As someone that writes a lot in Rust, I have a longstanding dream to make a compiler for a subset of the language, since I don’t use all features of Rust and my hope is that this way I could have fast debug builds (in terms of compilation time) while I develop, with simplified borrow checker and so on. So then I can iterate faster. That’s one of my dreams. But I have not had time to even look at it yet, as the other code I work on takes precedence at the moment.
I'd like a GC (no borrow checker) version of Rust. There's so many cool concepts in the language that I'd like to know how useful it is in different contexts. (Compiled without a VM, option types, no nulls, easy error handling without exceptions...)
I think a scripting version of rust with a GC and gradual typing would be really nice. Especially one that allows incrementally converting a script into a compiled rust program.
You could try OCaml (it does have exception but they're usually "opt in"), it's a really nice language and probably one of the closest to GC'd Rust. There's also Swift that inspired some features.
Huh? OCaml is pretty obvious in its semantics and compilation strategy. Maybe flambda changed something, but before that I'd used the compiler source code as a reference on how one would compile an ML.
Flowtype has horrible performance, which in my opinion partially explains why it has lost so many users to Typescript, which has much more predicable and fast performance even though it's written in JS. The project is basically dead
Here is the article about Darklang leaving OCaml, nothing here is about performance https://blog.darklang.com/leaving-ocaml/. It's about ecosystem and dev experience.
About Flow, I've never used it so I can't say, but Rescript (which is written in OCaml) compiles 10 to 100 times faster than Typescript.
I've never used neither Flow nor TypeScript, but there's an essential difference between the two - Flow is type inference engine, whereas TypeScript is a type checking engine. The latter is a fundamentally a much simpler problem (both semantically, and algorithmically) than the former.

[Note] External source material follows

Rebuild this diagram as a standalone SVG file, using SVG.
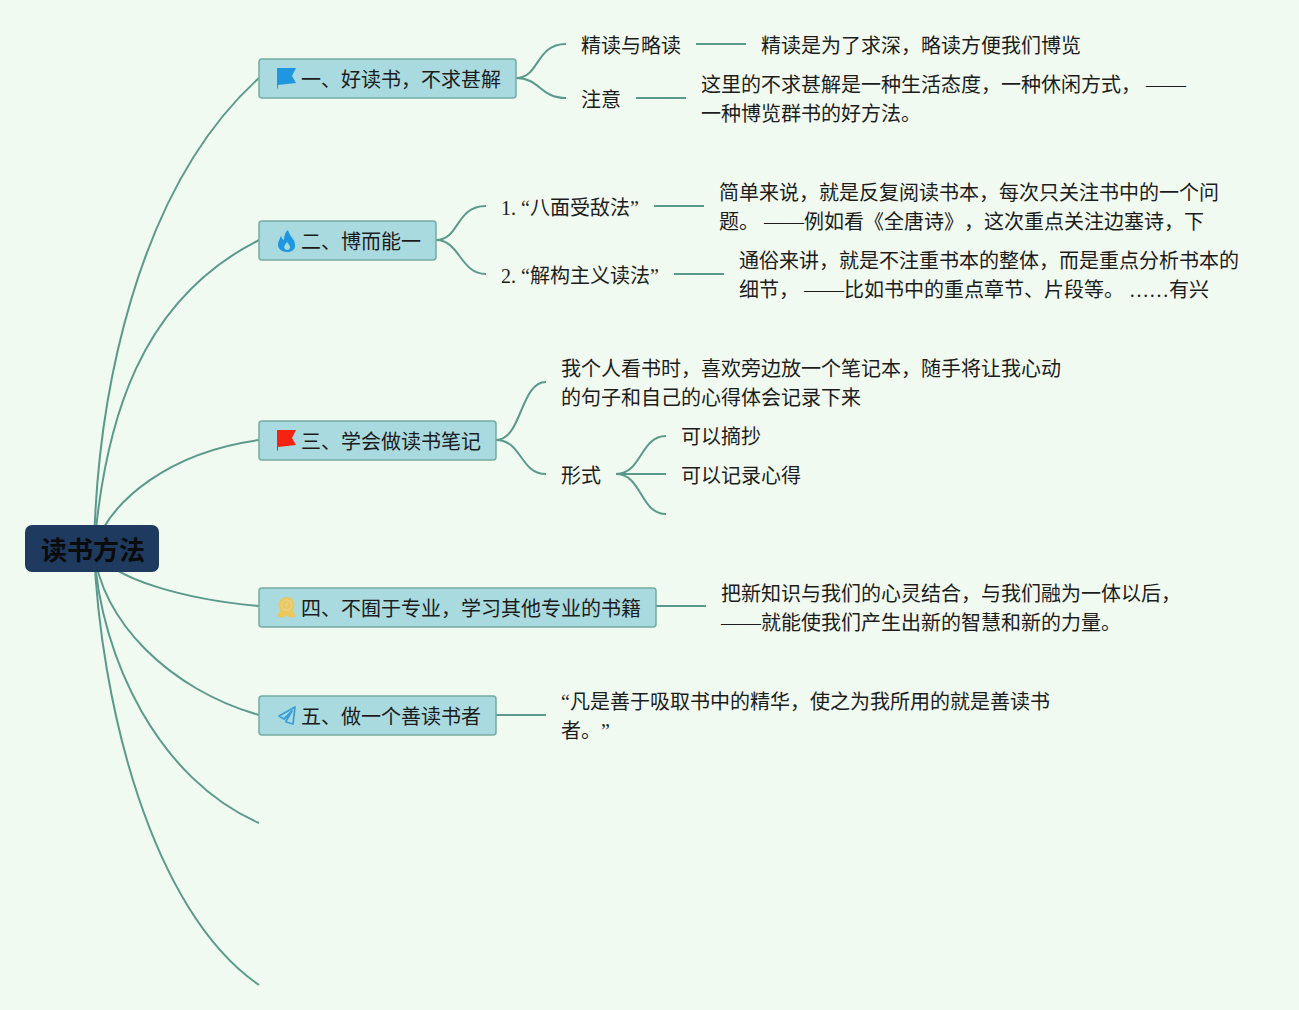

In addition, Flow picks a particularly nasty niche for type inference - OCaml itself uses type inference, it's fast (with quadratic blowup in edge cases) because OCaml's types are simple, whereas Flow IIRC tries to support both subtyping and some of JS's dynamicity, so I'm not surprised if it's slower.
Darklang is being rewritten to .Net because they were unsatisfied with the OCaml ecosystem.
Horrible performance is generally more a question of algorithms and software architecture than a problem with a language, which only account for a flat percentage of performance.
You might want to check out Scala Native. It’s conceptually similar to Rust without borrow checking. The only issue is that it’s way less mature and community is much smaller.
We use D a lot at work, we genuinely can only laugh at people who refuse to entertain the idea of a GC. The GC allows our code to exist without extensive memory book-keeping.
When we want to avoid the GC we know how, when we want the productivity we use the GC and fuggedaboutit
I don't know how else to word it. Every thread about D has people going on and on and on and on about the GC, and they aren't always wrong (there is always good information here) but fundamentally it doesn't matter. Many D programmers come from PHP rather than C++ - D isn't attractive to them because of systems programming but rather high level programming e.g. metaprogramming.
There seems to be at least one reason to have a non-GC option: You want to write code that integrates with an environment that already has its own GC and you want that to decide things. For example you want to integrate existing libraries in C/C++/D/Go/Rust/whatever with a Lisp process, since there's lots of those libraries and they do useful things, and you don't have a Lisp library for that (yet). In that case having one point of deciding when to deallocate things seems to be better than having two of them.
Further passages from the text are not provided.